For CISC architectures, which often use large monolithic dies (e.g., Intel’s flagship server processors), low yields are particularly painful. AMD’s chiplet approach mitigates this by using smaller compute dies that yield better, then stitching them together via a high-bandwidth interconnect. This strategy has allowed AMD to offer competitive CISC processors on advanced 5nm/6nm nodes without bearing the full cost risk of a massive single die. It remains to be seen whether Intel’s return to a chiplet-like design with its Meteor Lake architecture will similarly ease manufacturing challenges.

Future Directions: Beyond 3nm

As the semiconductor industry approaches the physical limits of silicon, the path forward for CISC microprocessor performance becomes more complex. The transition from the current 3nm node (TSMC N3, Intel 3) to 2nm and 1nm nodes will require fundamental shifts in transistor technology. The most promising candidate is the Gate-All-Around Field-Effect Transistor (GAAFET), which replaces the FinFET’s fin with vertically stacked nanowires or nanosheets. GAAFETs offer superior electrostatic control, allowing further voltage reduction without increasing leakage. Samsung has already introduced GAAFET in its 3nm process, and both TSMC and Intel plan to adopt it at 2nm.

For CISC processors, this means the possibility of even denser cores, lower power, and higher frequencies—but the era of 10%+ IPC gains from node shrinks alone may be ending. Instead, architects will need to leverage the transistor budget for specialized accelerators, such as AI matrix engines, cryptography units, and advanced memory controllers. Intel’s recent inclusion of AMX (Advanced Matrix Extensions) in its server chips is an early example of this trend. The Alder Lake architecture also demonstrates a hybrid approach that combines a CISC-ish core with dedicated efficiency cores optimized for a smaller node.
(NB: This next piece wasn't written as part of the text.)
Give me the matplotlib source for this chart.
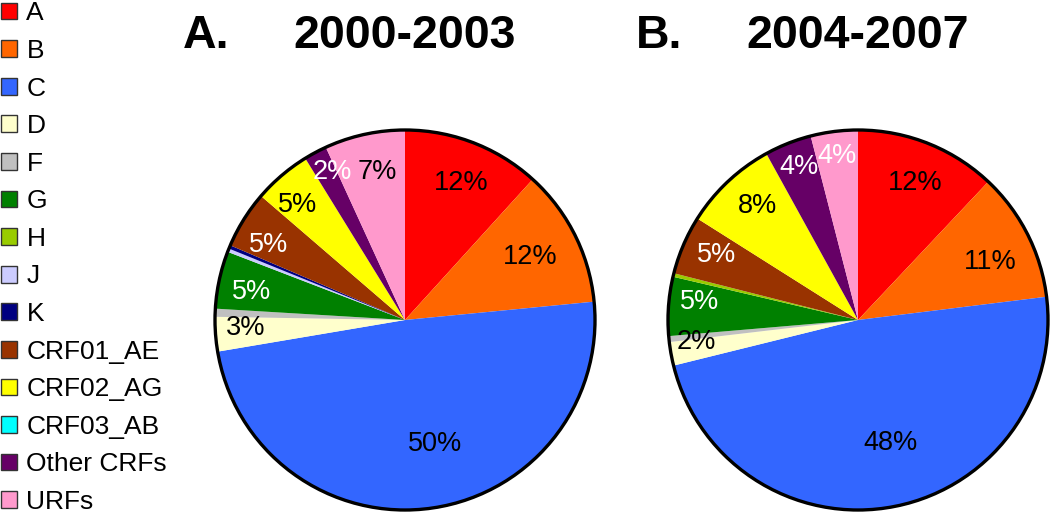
import numpy as np
import matplotlib
matplotlib.use("Agg")
import matplotlib.pyplot as plt
from matplotlib.patches import Patch, Circle

plt.rcParams["font.family"] = ["Liberation Sans", "DejaVu Sans"]

subtypes = ["A", "B", "C", "D", "F", "G", "H", "J", "K",
            "CRF01_AE", "CRF02_AG", "CRF03_AB", "Other CRFs", "URFs"]
colors = ["#FF0000", "#FF6600", "#3366FF", "#FFFFCC", "#C0C0C0", "#008000",
          "#99CC00", "#CCCCFF", "#000080", "#993300", "#FFFF00", "#00FFFF",
          "#660066", "#FF99CC"]

# percentages per period (small subtypes)
pct_2000 = [12, 12, 50, 3, 0.7, 5, 0.0, 0.3, 0.3, 5, 5, 0.0, 2, 7]
pct_2004 = [12, 11, 48, 2, 0.5, 5, 0.3, 0.0, 0.0, 5, 8, 0.0, 4, 4]

labels_2000 = ["12%", "12%", "50%", "3%", "", "5%", "", "", "", "5%", "5%", "", "2%", "7%"]
labels_2004 = ["12%", "11%", "48%", "2%", "", "5%", "", "", "", "5%", "8%", "", "4%", "4%"]

# label colour, radial distance (fraction of radius) and angle nudge (deg)
lab_col_2000 = ["black", "black", "black", "black", "", "white", "", "", "", "white", "black", "", "white", "black"]
lab_col_2004 = ["black", "black", "black", "black", "", "white", "", "", "", "white", "black", "", "white", "white"]
lab_r_2000 = [0.78, 0.74, 0.67, 0.84, 0, 0.82, 0, 0, 0, 0.82, 0.83, 0, 0.87, 0.79]
lab_r_2004 = [0.78, 0.76, 0.67, 0.86, 0, 0.84, 0, 0, 0, 0.82, 0.80, 0, 0.86, 0.87]
lab_da_2000 = [-1, 0, 6, -1.4, 0, 1.8, 0, 0, 0, 3, 2.5, 0, -2, -1.8]
lab_da_2004 = [-1, -3, 4.5, -2.6, 0, -2.3, 0, 0, 0, -1.3, -1.8, 0, -0.6, 0]

W, H = 1050, 512
fig = plt.figure(figsize=(W / 100, H / 100), dpi=100)


def draw_pie(cx, cy, r, vals, labels, lcols, lrads, ldas, title_letter, title_years):
    ax = fig.add_axes([(cx - r) / W, (H - cy - r) / H, 2 * r / W, 2 * r / H])
    wedges, _ = ax.pie(vals, colors=colors, startangle=90, counterclock=False,
                       radius=1.0, wedgeprops=dict(linewidth=0))
    ax.set_xlim(-1.0, 1.0)
    ax.set_ylim(-1.0, 1.0)
    ax.set_aspect("equal")
    ax.axis("off")
    ax.add_patch(Circle((0, 0), 1.0, fill=False, edgecolor="black", linewidth=2.4, clip_on=False))
    for w, lab, c, rr, da in zip(wedges, labels, lcols, lrads, ldas):
        if not lab:
            continue
        th = np.deg2rad((w.theta1 + w.theta2) / 2 + da)
        ax.text(rr * np.cos(th), rr * np.sin(th), lab, ha="center", va="center",
                fontsize=19.5, color=c)
    fig.text((cx - 222) / W, 1 - 36 / H, title_letter, ha="left", va="center",
             fontsize=33.5, fontweight="bold")
    fig.text(cx / W, 1 - 36 / H, title_years, ha="center", va="center",
             fontsize=33.5, fontweight="bold")


draw_pie(405, 320, 190, pct_2000, labels_2000, lab_col_2000, lab_r_2000, lab_da_2000,
         "A.", "2000-2003")
draw_pie(858, 320, 190, pct_2004, labels_2004, lab_col_2004, lab_r_2004, lab_da_2004,
         "B.", "2004-2007")

handles = [Patch(facecolor=c, edgecolor="#333333", linewidth=1.0) for c in colors]
fig.legend(handles, subtypes, loc="upper left", bbox_to_anchor=(0.0, 1.0),
           frameon=False, fontsize=19, handlelength=0.6, handleheight=0.6,
           handletextpad=0.35, labelspacing=0.515, borderpad=0, borderaxespad=0.05)

fig.savefig("out.png", dpi=100, facecolor="white")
Another frontier is 3D stacking, where compute dies and cache dies are stacked vertically using through-silicon vias (TSVs). This allows designers to effectively increase transistor density without shrinking the node itself—a workaround that could extend Moore’s Law for another decade. For CISC chips, 3D stacking could enable massive L3 caches (256 MB or more) directly beneath the cores, slashing memory latency and improving IPC dramatically. AMD’s 3D V-Cache technology is already a step in this direction.

However, these advanced techniques come with their own challenges: cooling stacked dies, managing power delivery through multiple layers, and ensuring long-term reliability. Quantum effects, such as tunneling through nanometer-thick barriers, will become increasingly problematic, potentially limiting gate length reductions below 1nm. Researchers are exploring materials beyond silicon—such as graphene and transition metal dichalcogenides—but these remain years from commercial deployment in CISC microprocessors.

Conclusion

Process node shrinks have been the engine behind the extraordinary performance gains of CISC microprocessors over the past five decades. From enabling higher clock frequencies and lower power consumption to providing the transistor budget for complex out-of-order execution engines and massive caches, each new node has pushed the boundaries of what x86 chips can achieve. Yet, as the industry approaches the 1nm frontier, the law of diminishing returns is palpable: frequency scaling has stalled, power density has become a primary constraint, and manufacturing costs have soared to a level that only the largest players can sustain.

For CISC architectures, the future lies not just in smaller transistors but in smarter ones—integrating specialized accelerators, leveraging 3D stacking, and embracing heterogeneous designs that mix performance and efficiency cores on different nodes. The move from FinFET to GAAFET and potentially to nanosheets or carbon nanotubes will bring another wave of improvements, but these will be more incremental than the revolutions of the past. Ultimately, the effect of process node shrinks on CISC microprocessor performance is a story of incredible progress tempered by mounting technical and economic hurdles—a story that continues to unfold as engineers push the limits of what silicon logic can do.